The appnet command makes it easy to create an Application Network from the command line; all you need is a name for the network, a resource group, a location, and an identity type. Once you’ve run the command to create your ambient mesh, wait for the mesh to be provisioned before joining a cluster to your network. This again simply needs a resource group, a name for the member cluster, and its resource group and cluster name. At the same time, you define how the network will be managed, i.e. whether you manage upgrades yourself or leave Azure to manage them for you. Additional clusters can be added to the network the same way.
With an Application Network and member clusters in place, the next step is to use Kubernetes’ own tooling to add support for the ambient mesh to your applications. Microsoft provides a useful example that shows how to use Application Network with the Kubernetes Gateway API to manage ingress. You need to use kubectl and istioctl commands to enable gateways and verify their operation, adding services and ensuring that they are visible to each other through their respective ztunnels.

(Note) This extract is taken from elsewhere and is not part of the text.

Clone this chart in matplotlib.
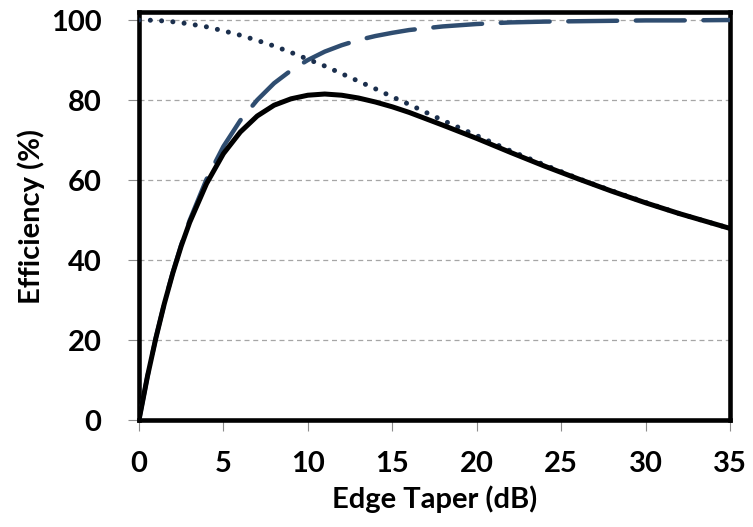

Securing applications with policies
Policies can be used to control access from the application ingress to specific services as well as between services, reducing the risk of breaches and ensuring that you control how traffic is routed in your application. These policies can be locked down to ensure only specific methods can be used, so only allowing HTTP GET operations on a read-only service, and POST where data needs to be delivered. Other options can be used to enforce OpenID Connect authorization at a mesh level.
Not all Azure Kubernetes clusters are supported in the preview, which is only available in Azure’s largest regions. For now, Application Network won’t work with private clusters or with Windows node pools. Once running you can’t switch upgrade modes, and as it’s based on Istio, you can’t enable Istio service meshes in your cluster. These requirements aren’t showstoppers, and you should be able to get started experimenting with the service as it’s still in preview.
AKS Application Network is a powerful tool that helps simplify and secure the process of building and running inter-cluster networks in an AKS application. As it is an ambient service, it’s possible to scale as necessary, and can help provide secure bridges between clusters. By working at a Kubernetes level, it’s possible to use Application Network to provide policy driven production network rules, allowing developers to build and test code in unrestricted environments before moving to test and production clusters.
As Application Network uses familiar Kubernetes and Istio constructions, it’s possible to build configurations into Helm charts and other deployment tools, ensuring configurations are part of your build artifacts and that network configurations and policies are delivered with your code every time you push a new build – without needing platform engineering support.